Random eg:
/stack-exchange/
|
|-- stack-overflow/
| |-- questions/
| |-- people/
| |-- site.log
|-- super-user/
| |-- questions/
| |-- people/
| |-- answers.log
|-- ask-ubuntu/
| |-- questions/
| |-- people/
| |-- linux.log
|-- logs/
This is the command I'd use to find
all log files in a given directory:
find /stack-exchange/ -type f -name "*.log"
Now, going by the example, I'd like to copy all 3 log files (site.log, answers.log & linux.log) to /stack-exchange/logs
directory and have them named after their parent directory, like so:
/stack-exchange/
|
|-- [...]
|
|-- logs/
| |-- stack-overflow.log
| |-- super-user.log
| |-- ask-ubuntu.log
How do I do that? I've tried this:
find /stack-exchange/ -type f -iname "*.log" -exec cp "{}" "../logs/$(basename "$(dirname "{}")").log" \;
I think I am close, but it doesn't work. All it does is create a ..log
file. What am I doing wrong, and how do I fix it?

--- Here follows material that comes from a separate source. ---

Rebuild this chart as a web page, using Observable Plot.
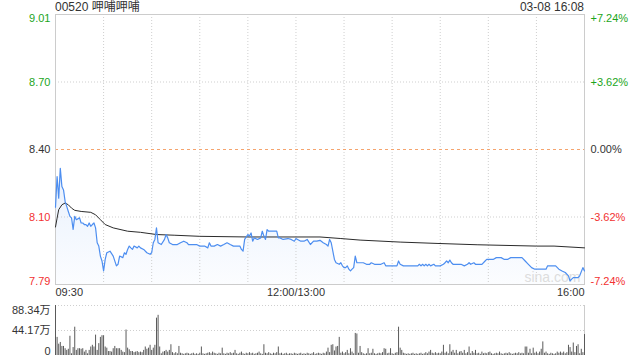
<!DOCTYPE html>
<html>
<head>
<meta charset="utf-8">
<script src="https://cdn.jsdelivr.net/npm/d3@7"></script>
<script src="https://cdn.jsdelivr.net/npm/@observablehq/plot@0.6"></script>
<style>
  html, body { margin: 0; padding: 0; background: #fff; }
  body { width: 640px; height: 360px; position: relative; overflow: hidden;
         font-family: "Liberation Sans", Arial, "Noto Sans CJK SC", sans-serif; }
  .hdr { position: absolute; top: 0; font-size: 12px; line-height: 15px; color: #333; }
  #main, #vol { position: absolute; left: 0; }
  #main { top: 0; }
  #vol { top: 295px; }
</style>
</head>
<body>
<div class="hdr" id="title" style="left:55px;"></div>
<div class="hdr" id="stamp" style="right:56px;"></div>
<div id="main"></div>
<div id="vol"></div>
<script>
// ---- data ----
const titleText = "00520 呷哺呷哺";
const stampText = "03-08 16:08";

// minutes since 09:30 (trading minutes, 330 total)
const priceTimes = [0,1,2,3,4,5,6,7,8,9,10,11,12,13,15,16,17,18,19,20,21,22,23,24,25,26,27,28,29,30,31,32,34,36,38,39,40,42,43,44,45,46,47,48,49,51,52,53,55,57,59,60,61,62,63,64,66,68,69,70,71,73,76,78,80,82,83,85,88,90,93,95,96,97,99,101,103,105,107,109,111,115,116,117,118,120,121,122,123,124,126,128,129,130,131,132,133,138,139,140,142,145,147,149,150,151,153,155,157,159,161,163,165,167,169,170,171,172,174,175,177,178,179,180,181,182,183,184,185,186,187,188,192,194,196,197,199,203,205,206,213,214,215,217,226,227,228,229,230,231,232,233,234,236,237,240,242,243,244,245,246,247,248,253,255,257,258,259,261,262,266,268,269,273,275,278,280,282,284,291,293,295,297,299,306,307,312,314,316,318,320,321,322,323,326,327,329,330];
const prices = [8.140,8.278,8.181,8.315,8.233,8.218,8.166,8.144,8.121,8.099,8.092,8.040,8.099,8.084,8.092,8.069,8.069,8.062,8.062,8.054,8.069,8.054,8.062,8.069,8.047,7.980,7.965,7.920,7.898,7.853,7.905,7.935,7.942,7.920,7.876,7.883,7.920,7.913,7.935,7.928,7.950,7.965,7.957,7.950,7.965,7.957,7.965,7.957,7.950,7.935,7.928,7.935,7.980,7.995,8.047,7.980,7.972,7.995,8.017,8.002,7.980,7.972,7.972,7.980,7.987,7.980,7.972,7.972,7.972,7.965,7.965,7.957,7.980,7.965,7.965,7.972,7.965,7.972,7.980,7.972,7.965,7.965,7.950,7.942,7.995,8.017,8.010,8.024,7.987,8.002,7.995,8.002,8.032,8.010,7.995,8.039,8.032,8.032,8.002,8.002,7.995,7.999,7.995,7.987,7.999,7.995,7.987,7.987,7.995,7.972,7.987,7.987,7.991,7.980,7.972,7.965,7.995,7.980,7.905,7.890,7.883,7.890,7.876,7.868,7.868,7.876,7.861,7.853,7.861,7.868,7.920,7.890,7.890,7.883,7.883,7.890,7.883,7.883,7.890,7.876,7.876,7.898,7.883,7.876,7.876,7.883,7.876,7.883,7.876,7.883,7.876,7.883,7.876,7.883,7.876,7.876,7.883,7.890,7.898,7.890,7.902,7.890,7.883,7.883,7.876,7.883,7.890,7.883,7.890,7.883,7.883,7.898,7.905,7.905,7.913,7.913,7.905,7.905,7.913,7.913,7.898,7.883,7.868,7.861,7.861,7.876,7.876,7.861,7.853,7.846,7.831,7.808,7.816,7.823,7.823,7.831,7.868,7.853];

const avgTimes = [0,1,2,4,6,8,10,12,16,22,25,28,31,36,45,53,63,74,90,120,165,178,190,215,238,263,300,311,330];
const avgPrices = [8.051,8.091,8.129,8.151,8.159,8.151,8.136,8.126,8.121,8.117,8.106,8.084,8.062,8.047,8.032,8.027,8.017,8.014,8.009,8.006,8.006,7.999,7.992,7.983,7.977,7.971,7.965,7.965,7.957];

// volume per minute, in 万 shares
const volumes = [88.3,32,20,23,16,16,12,9,11,34,3,14,50,9,12,12,11,12,6,9,3,9,15,18,15,36,9,21,32,35,35,15,13,7,7,6,12,16,12,12,12,9,6,5,45,13,10,7,7,5,6,7,5,6,5,9,15,11,13,18,9,13,18,66,71,15,3,6,7,9,6,9,19,5,3,5,3,16,4,3,2,3,4,3,2,3,4,2,3,2,4,15,3,2,3,4,5,3,6,4,3,2,4,3,13,3,2,4,3,5,3,4,9,3,2,4,6,3,2,4,3,5,3,4,2,3,4,6,3,2,19,4,3,5,3,2,4,3,5,15,3,4,2,3,4,2,3,3,2,4,3,2,3,4,2,3,2,4,3,2,3,5,2,3,4,3,2,4,3,6,13,5,18,19,8,15,16,32,4,6,3,5,9,3,12,6,3,39,38,4,16,5,3,2,3,12,3,4,11,3,2,3,4,3,5,12,11,3,4,12,3,2,4,5,50,13,9,4,3,2,3,2,3,4,2,3,2,3,4,2,3,5,3,6,9,4,3,5,3,4,3,6,18,4,6,3,19,6,9,4,9,3,6,7,4,9,3,5,15,3,7,4,9,3,4,2,6,3,4,3,5,6,3,2,3,4,3,6,3,2,3,4,3,5,3,2,3,4,3,5,3,4,3,15,15,4,11,3,13,4,6,3,6,11,24,4,6,3,2,4,3,2,3,6,4,6,4,6,3,5,18,14,6,22,5,16,19,3,11,5,37];

const priceLevels = [9.008, 8.704, 8.40, 8.096, 7.792];
const leftLabels = ["9.01", "8.70", "8.40", "8.10", "7.79"];
const rightLabels = ["+7.24%", "+3.62%", "0.00%", "-3.62%", "-7.24%"];
const prevClose = 8.40;
const gridTimes = [30,60,90,120,150,180,210,240,270,300];
const timeTicks = [0, 150, 330];
const timeLabels = ["09:30", "12:00/13:00", "16:00"];
const volLevels = [88.34, 44.17, 0];
const volLabels = ["88.34万", "44.17万", "0"];
const watermark = "sina.com";

// ---- derived tables ----
const priceData = priceTimes.map((t, i) => ({t, p: prices[i]}));
const avgData = avgTimes.map((t, i) => ({t, p: avgPrices[i]}));
const volData = volumes.map((v, i) => ({t: i, v}));
const GREEN = "#1ba51b", RED = "#f23131", DARK = "#333";
const labelColors = [GREEN, GREEN, DARK, RED, RED];
const lvl = priceLevels.map((y, i) => ({y, l: leftLabels[i], r: rightLabels[i], c: labelColors[i], i}));

document.getElementById("title").textContent = titleText;
document.getElementById("stamp").textContent = stampText;

const FONT = '"Liberation Sans", Arial, "Noto Sans CJK SC", sans-serif';
const yMin = priceLevels[4], yMax = priceLevels[0];

function gradientDefs() {
  const ns = "http://www.w3.org/2000/svg";
  const defs = document.createElementNS(ns, "defs");
  defs.innerHTML = '<linearGradient id="blueFade" x1="0" y1="0" x2="0" y2="1">' +
    '<stop offset="0%" stop-color="#4d8ef0" stop-opacity="0.13"/>' +
    '<stop offset="100%" stop-color="#4d8ef0" stop-opacity="0.02"/></linearGradient>';
  return defs;
}

function labelMarks(anchor, filter) {
  const sel = lvl.filter(filter);
  return [
    Plot.text(sel, {y: "y", text: "l", fill: "c", frameAnchor: "left", textAnchor: "end", dx: -5, lineAnchor: anchor, fontSize: 11}),
    Plot.text(sel, {y: "y", text: "r", fill: "c", frameAnchor: "right", textAnchor: "start", dx: 6, lineAnchor: anchor, fontSize: 11})
  ];
}

const main = Plot.plot({
  width: 640, height: 300,
  marginTop: 14, marginBottom: 16, marginLeft: 55, marginRight: 56,
  style: {fontFamily: FONT, background: "transparent", overflow: "visible"},
  x: {domain: [0, 330], axis: null},
  y: {domain: [yMin, yMax], axis: null},
  color: {type: "identity"},
  marks: [
    gradientDefs,
    Plot.areaY(priceData, {x: "t", y1: yMin, y2: "p", fill: "url(#blueFade)"}),
    Plot.ruleX(gridTimes, {stroke: "#cfcfcf", strokeDasharray: "1,2"}),
    Plot.ruleY([priceLevels[1], priceLevels[3]], {stroke: "#cfcfcf", strokeDasharray: "1,2"}),
    Plot.ruleY([prevClose], {stroke: "#f5a46e", strokeDasharray: "3,3"}),
    Plot.frame({stroke: "#cccccc"}),
    Plot.text([watermark], {frameAnchor: "bottom-right", textAnchor: "end", dx: -4, dy: -3, lineAnchor: "bottom", fill: "#dddddd", fontSize: 14}),
    Plot.lineY(avgData, {x: "t", y: "p", stroke: "#2b2b2b", strokeWidth: 1}),
    Plot.lineY(priceData, {x: "t", y: "p", stroke: "#4d8ef0", strokeWidth: 1.2}),
    ...labelMarks("top", d => d.i === 0),
    ...labelMarks("middle", d => d.i > 0 && d.i < 4),
    ...labelMarks("bottom", d => d.i === 4),
    Plot.text([timeLabels[0]], {x: timeTicks[0], frameAnchor: "bottom", textAnchor: "start", lineAnchor: "top", dy: 4, fill: DARK, fontSize: 11}),
    Plot.text([timeLabels[1]], {x: timeTicks[1], frameAnchor: "bottom", textAnchor: "middle", lineAnchor: "top", dy: 4, fill: DARK, fontSize: 11}),
    Plot.text([timeLabels[2]], {x: timeTicks[2], frameAnchor: "bottom", textAnchor: "end", lineAnchor: "top", dy: 4, fill: DARK, fontSize: 11})
  ]
});
document.getElementById("main").appendChild(main);

const vl = volLevels.map((v, i) => ({v, l: volLabels[i], i}));
const vol = Plot.plot({
  width: 640, height: 65,
  marginTop: 10, marginBottom: 5, marginLeft: 55, marginRight: 56,
  style: {fontFamily: FONT, background: "transparent", overflow: "visible"},
  x: {domain: [0, 330], axis: null},
  y: {domain: [0, volLevels[0]], axis: null},
  marks: [
    Plot.ruleY([volLevels[0], volLevels[1]], {stroke: "#cfcfcf", strokeDasharray: "1,2"}),
    Plot.ruleX([0, 330], {stroke: "#cccccc"}),
    Plot.ruleX(volData, {x: "t", y: "v", stroke: "#5a5a5a", strokeWidth: 1}),
    Plot.text(vl.filter(d => d.i === 0), {y: "v", text: "l", frameAnchor: "left", textAnchor: "end", dx: -5, lineAnchor: "top", dy: 1, fill: DARK, fontSize: 11}),
    Plot.text(vl.filter(d => d.i === 1), {y: "v", text: "l", frameAnchor: "left", textAnchor: "end", dx: -5, lineAnchor: "middle", fill: DARK, fontSize: 11}),
    Plot.text(vl.filter(d => d.i === 2), {y: "v", text: "l", frameAnchor: "left", textAnchor: "end", dx: -5, lineAnchor: "bottom", dy: -1, fill: DARK, fontSize: 11})
  ]
});
document.getElementById("vol").appendChild(vol);
</script>
</body>
</html>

Based on this answer to the question Use current filename ("{}") multiple times in "find -exec"? , this works:
find /stack-exchange/ -type f -iname "*.log" -exec sh -c 'cp "$0" "./logs/$(basename "$(dirname "$0")").log"' {} \;
Thank you @rdupz ( see comment ), for pointing me in the right direction.